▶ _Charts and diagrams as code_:

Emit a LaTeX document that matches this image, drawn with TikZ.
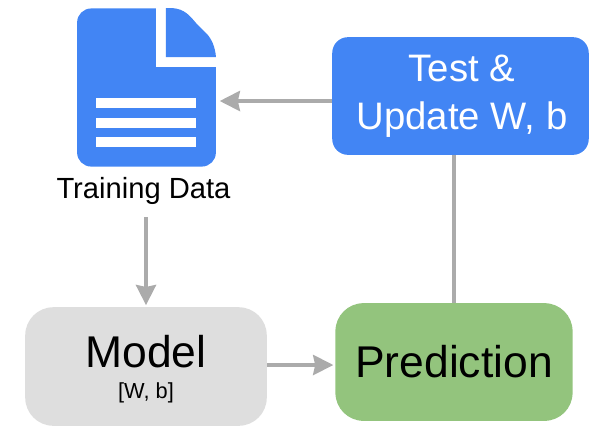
\documentclass[tikz,border=0pt]{standalone}
\usepackage{fontspec}
\setmainfont{Liberation Sans}
\usetikzlibrary{arrows.meta}
\definecolor{docblue}{HTML}{4285F4}
\definecolor{modelgray}{HTML}{DEDEDE}
\definecolor{predgreen}{HTML}{93C47D}
\definecolor{linkgray}{HTML}{ABABAB}
\tikzset{
	box/.style={inner sep=0pt, align=center, text centered},
	link/.style={draw=linkgray, line width=1.9pt},
	tip/.style={-{Stealth[length=11.5pt, width=11.5pt, inset=1.2pt]}},
	strip/.style={fill=white, minimum width=56.7pt, minimum height=5.7pt, inner sep=0pt}
}
\begin{document}
\begin{tikzpicture}[x=0.02cm, y=-0.02cm]
	\useasboundingbox (0,0) rectangle (600,441);
	% document icon
	\node[box, fill=docblue, rounded corners=8pt, minimum width=79pt, minimum height=90pt] (data) at (146.5,87.5) {};
	\fill[white] (156,6) rectangle (218,67);
	\fill[docblue] (166,8) -- (172,8) .. controls (185,9) and (190,16) .. (196,23) -- (206,33) .. controls (212,39) and (215,47) .. (216,57) -- (166,57) -- cycle;
	\node[strip] (line1) at (146,103) {};
	\node[strip] (line2) at (146,123) {};
	\node[strip] (line3) at (146,142) {};
	\node[box, font=\fontsize{16.6}{20}\selectfont] (label) at (143.5,191) {Training Data};
	% boxes
	\node[box, fill=docblue, rounded corners=9pt, minimum width=146pt, minimum height=67pt] (test) at (460.5,96) {};
	\node[box, text=white, font=\fontsize{21.8}{27}\selectfont] (testtext) at (462,96) {Test \&\\Update W, b};
	\node[box, fill=modelgray, rounded corners=16pt, minimum width=137.5pt, minimum height=67.5pt] (model) at (146,366.5) {};
	\node[box, font=\fontsize{25.3}{28}\selectfont] (modeltext) at (146,352) {Model};
	\node[box, font=\fontsize{12.4}{15}\selectfont] (modelsub) at (146,393) {[W, b]};
	\node[box, fill=predgreen, rounded corners=16pt, minimum width=135pt, minimum height=67pt, font=\fontsize{25.3}{30}\selectfont] (pred) at (454,362) {Prediction};
	% connectors
	\draw[link, tip, shorten >=2pt] (test.west |- 0,101) -- (data.east |- 0,101);
	\draw[link, tip, shorten <=7pt, shorten >=1pt] (label.south -| model.north) -- (model.north);
	\draw[link, tip, shorten >=1pt] (model.east |- 0,365) -- (pred.west |- 0,365);
	\draw[link] (pred.north) -- (pred.north |- test.south);
\end{tikzpicture}
\end{document}
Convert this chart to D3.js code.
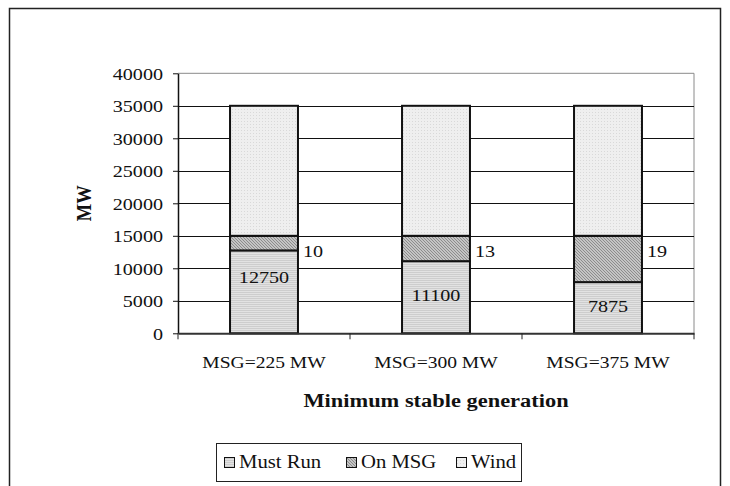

▶ _INSTRUCTIONS FOR THE TASK_:
Give the count of lines holding the word "this", with no other words.

▶ _EXERCISE SOLUTION_:
2